What is MLM you ask? Simply put, MLM stands for Multi Level Marketing. MLM is a business model used by companies as a means to market their products and/or services. Whereas traditional American businesses use the standard supply chain to distribute their products, MLM companies do not. MLM companies utilize people and word of mouth (both, rather than storefronts, to market and move their inventory. This has many advantages relative to the standard business model like say Microsoft, Toyota, or Dell. Rather than have to setup retail outlets, hire employees, and mark up their products, instead a MLM company can ship straight to a distributor, or customer for example. This saves MLM companies a lot of money in supply chain logistics costs, and as a result those savings can, and in most cases are, passed on to both distributors and customers in the form of enhanced products (through research and development), as well as increased compensation packages.

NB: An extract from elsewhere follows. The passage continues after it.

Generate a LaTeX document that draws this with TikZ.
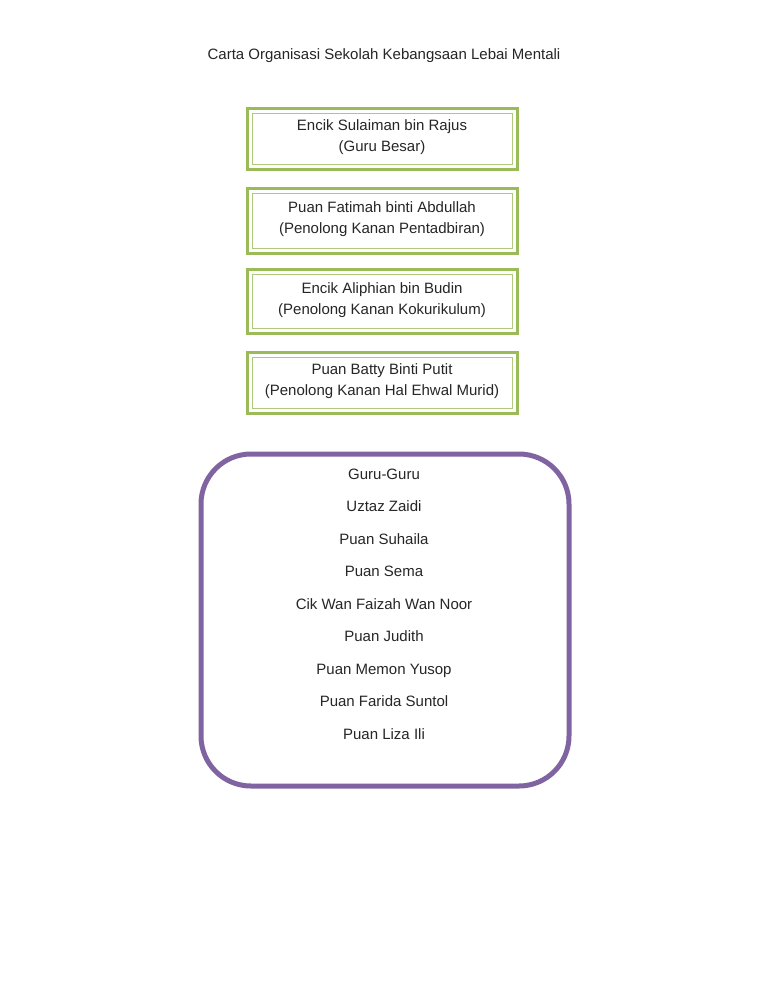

One of the major problems new business owners face when entering the MLM world is negative criticism. When asked what MLM is, the MLM industry and the concept of negative publicity through the years comes to mind. One of the main reasons for a seemingly large negative rap is the fact that the internet did not exist in the early days of MLM (1970s and 80s). And unfortunately, since distributors acted more like point-of-sale clerks back then, a lot of innocent customers were taken advantage of. Credit cards were abused by reps, products would get ordered and not hand delivered, and things of that sort. It was exceedingly difficult for the MLM companies to regulate this behavior beyond just saying it wasn’t allowed. Today, the majority of MLM companies do their business on the web; this includes enrollment of new distributers and customers, and ordering of products or services.
Another major reason some people frown on the MLM industry is possibly due to the fact that they heard something negative from someone close to them. This is a phenomenon known as word of mouth marketing, and can cause considerable harm to any industry or company.
In the marketing world it is documented that a positive experience by a customer is relayed to 3 people on average, however a negative experience is relayed to 9 people on average! It’s unfortunate that bad experiences get translated to the overall business model or company. This would be the equivalent of starting a restaurant business, having it fail, and then claiming all restaurants are crooked and not sound business models. Ultimately in my experience, when someone solicits tons of negative towards MLM I find it is usually because they haven’t taken 100% ownership of their own results, or done their due diligence in research; nothing more.
The most powerful draw in the MLM industry is the concept of time leverage and residual income. Tim Ferris writes in The Four Hour Work Week about this very concept, and in MLM it is no different. The MLM industry operates on the principle that through sponsoring and training others one can achieve leverage over time through their efforts. Now at first this may sound negative and wrong, but I’d ask you to consider your current situation and the way in which the world works. If you work for ANY company, you are what is called a “wage expense” on their accounting books. This means that if your effort did not result in a net increase that was greater than what it cost to keep you, your company would lose money. It doesn’t take a genius to figure out what would happen to your job at that point.
In addition, the fact that your company is making money off your efforts puts you in the “fulcrum” position, meaning you are being leveraged! In the small business world it is no different; you open a restaurant and hire a bunch of employees, but then have to tend to them, check up on the operation, do the accounting, and whatever else your restaurant demands of you. This type of business model results in ZERO leverage of time. I personally know several restaurant owners, and all of them attest to the fact that although the money is great, they have no time at all. In fact each of them works 80+ hours a week!
There are other business models that do allow you to leverage time, but I personally picked the MLM industry due to the incredible fact that I don’t have to employ anyone! Each new rep in essence becomes their own business, creating a 1099 type income for themselves. Additionally, in order to make any money from the efforts of a new distributor, the new rep first has to make money (it can’t come from nowhere or it really is a pyramid scheme). I can’t think of a business model that is more fair than that.
So below I’ve drummed up a small list of common reasons people decide not to get involved in MLM. I’d like you to consider each one as you read through them, especially if you are new, and see how each reason relates to the human mind’s concept of FEAR and DOUBT. These two emotions are the only emotions that stand in anyone’s way of creating financial success. And I truly believe that if you read the list, you can find a place for each one. Also as a note, if you are new to the industry and have happened upon this site while doing research please make sure as you make your decisions you weigh them accordingly, casting aside any reasons/excuses that contain the above emotions.
Finally, just realize, in the words of Napoleon Hill that you don’t have to be passionate about a business to succeed (since passion can be developed), you just have to possess or build a BURNING DESIRE to achieve your end goal regardless of what that is. One of my mentors said it this way: “If someone told you Jason, I’ll give you $500,000 per year to shovel dog crap would you say no? If it were me I’d ask for a bigger shovel.”